Fourth Circuit: FCA Suit Alleging False Medicaid Reimbursement Claims “Arises out of a Medical Incident” under North Carolina Law

Applying North Carolina law, the United States Court of Appeals for the Fourth Circuit has held that a False Claims Act (“FCA”) suit against an insured for allegedly submitting false Medicaid reimbursement claims fell within an errors and omissions policy’s coverage grant for “damages resulting from a claim arising out of a medical incident.” Affinity Living Grp., LLC v. StarStone Specialty Ins. Co., 2020 WL 2630845 (4th Cir. May 26, 2020).

The insured adult care company was sued in an FCA action for allegedly submitting false Medicaid reimbursement claims for personal-care services that the company never provided. The company’s insurer denied coverage for the FCA suit, and the company sued. The district court held that the policy did not provide coverage for the FCA suit.

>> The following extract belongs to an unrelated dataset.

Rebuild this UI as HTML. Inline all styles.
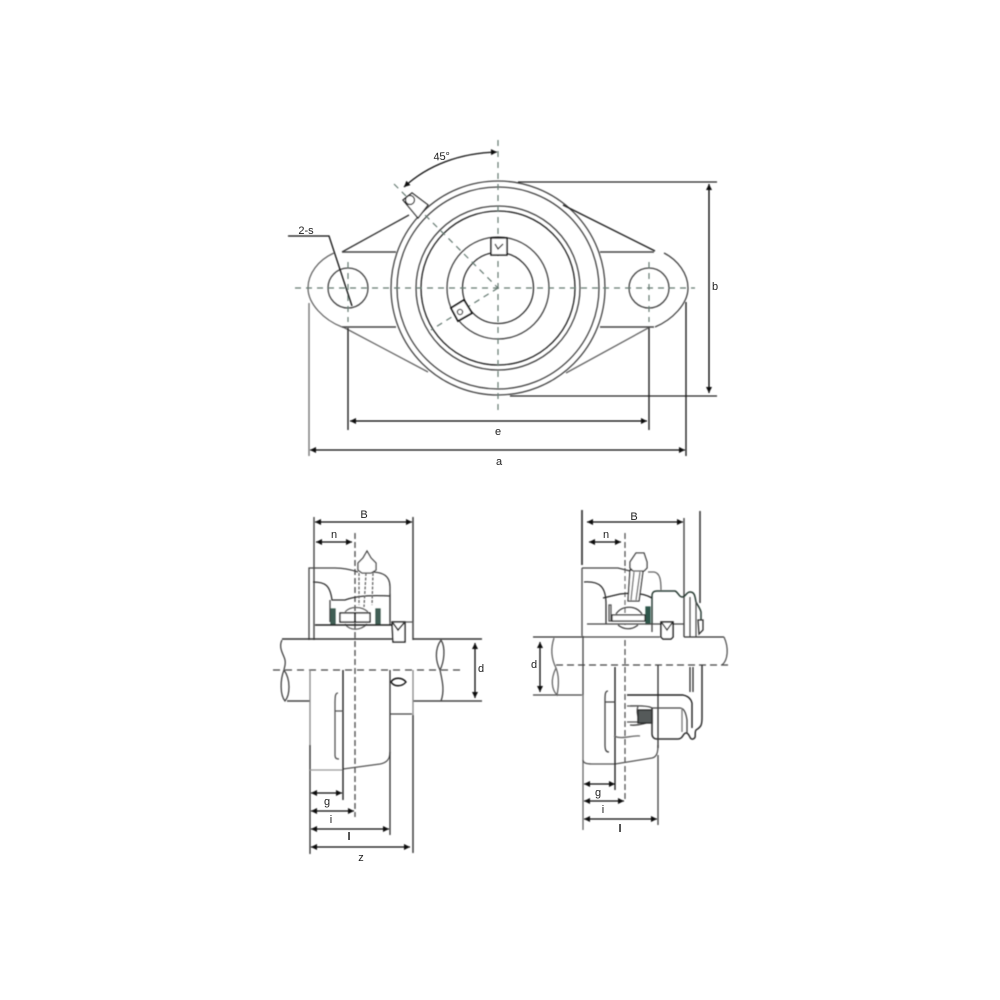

In the ensuing appeal, the insured argued that the FCA suit was covered under the policy’s insuring agreement for “damages resulting from a claim arising out of a medical incident” because “medical incident” included failing to render personal-care services. The insurer, however, argued that the FCA suit was not covered because it arose out of the insured’s alleged false billing for personal-care services, and billing itself does not constitute a “medical incident.”

The appellate court agreed with the insured that the FCA suit arose out of a medical incident under North Carolina law. The appellate court held that when “arising out of” appears in a policy provision extending coverage, it must be interpreted broadly to require only some “causal connection” between the conduct defined in the policy and the injury for which coverage is sought. It further explained that there is no connection if the injury “was directly caused by some independent act or intervening cause wholly disassociated from, independent of, and remote from” the conduct defined in the policy.

The court held that the insured’s alleged false billing for personal-care services was not “wholly disassociated from” the personal-care services themselves because “but for the failure to provide the services, no claim for damages exists.” In other words, while the alleged false billing was not a “medical professional service,” the failure to “render medical professional services” had a causal relationship to the billing. The court accordingly determined that the FCA suit was a covered “claim arising out of a medical incident.”